Use codegen'ed unboxing wrappers (#32521)
Summary:
Pull Request resolved: https://github.com/pytorch/pytorch/pull/32521
Not all ops support the templated unboxing wrappers yet. For the ones that don't,
let's use the codegen'ed unboxing wrappers from register_aten_ops.cpp, but register
them with c10 directly instead of JIT.
The `use_c10_dispatcher` setting in `native_functions.yaml` now has a new option 'with_codegenerated_unboxing_wrapper' which means we take the codegened unboxing wrapper from register_aten_ops.cpp and stuff it into c10. This new argument is the default, 'unboxed_only' is not the default anymore.
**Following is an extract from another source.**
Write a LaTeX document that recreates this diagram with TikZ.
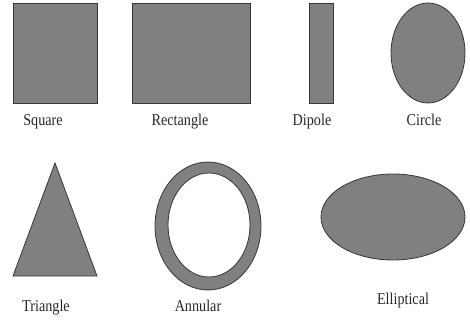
\documentclass[tikz,border=0pt]{standalone}
\usepackage{fontspec}
\setmainfont{Liberation Serif}
\usetikzlibrary{positioning}
\definecolor{patchgray}{RGB}{128,128,128}
\definecolor{edgegray}{RGB}{55,55,55}
\tikzset{
  patch/.style={fill=patchgray, draw=edgegray, line width=0.8pt},
  caption/.style={anchor=base, inner sep=0, xscale=0.86, text=black!85,
    font=\fontsize{16.5}{18}\selectfont}
}

\begin{document}
\begin{tikzpicture}[x=1pt, y=-1pt]
\useasboundingbox (0,0) rectangle (470,324);
% first row
\path[patch] (13,3) rectangle (97,103);
\path[patch] (132,3) rectangle (250,103);
\path[patch] (309,3) rectangle (333,103);
\path[patch] (428,53) ellipse [x radius=37, y radius=50];
\node[caption] (sq) at (43,125) {Square};
\node[caption] (rect) at (180,125) {Rectangle};
\node[caption] (dip) at (312,125) {Dipole};
\node[caption] (circ) at (424,125) {Circle};
% second row
\path[patch] (55,163) -- (97,276) -- (13,276) -- cycle;
\path[patch, even odd rule] (208,226) ellipse [x radius=53, y radius=64]
    (209,225) ellipse [x radius=41, y radius=52];
\path[patch] (393,217) ellipse [x radius=72, y radius=43];
\node[caption] (tri) at (46,311) {Triangle};
\node[caption] (ann) at (198,311) {Annular};
\node[caption] (ell) at (403,304) {Elliptical};
\end{tikzpicture}
\end{document}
For the (very few) ops that don't support boxed dispatch yet (i.e. ops taking TensorOptions arguments), we set them to 'unboxed_only' and they follow the old behavior of having register_aten_ops.cpp register the jit op.
Next steps here are (1) to make TensorOptions work with boxed dispatch and remove the `unboxed_only` option from `use_c10_dispatcher`, so that all ops go through the new path and (2) make the new path template-only and remove codegen from it (see https://github.com/pytorch/pytorch/issues/32366).
First experiments show that
- For a small JITted model that calls add (i.e. a op with just two arguments that are both tensors) on two tensors in a loop, we see a 2-4% performance improvement (~35-50ns) when compared to the old path. This is a simple op that takes two tensor arguments and no non-tensor arguments, so iterating over it in boxed dispatch is cheap.
- For a small JITted model that calls avgpool1d (i.e. an op that has one tensor arg and 5 non-tensor args) on a tensor in a loop, we see a 3-4% performance regression (~60ns) when compared to the old path. This is an op that takes only one tensor argument and then 6 non-tensor arguments. Unboxed dispatch doesn’t have to look at those but boxed dispatch still needs to iterate over them.
This performance difference is likely due to boxed dispatch iterating over all arguments in a loop and unboxed dispatch not having to look at non-tensor arguments.
ghstack-source-id: 99161484
Test Plan: unit tests that call existing ops through JIT
Differential Revision: D18672405
fbshipit-source-id: bf2a7056082dfad61e7e83e9eeff337060eb6944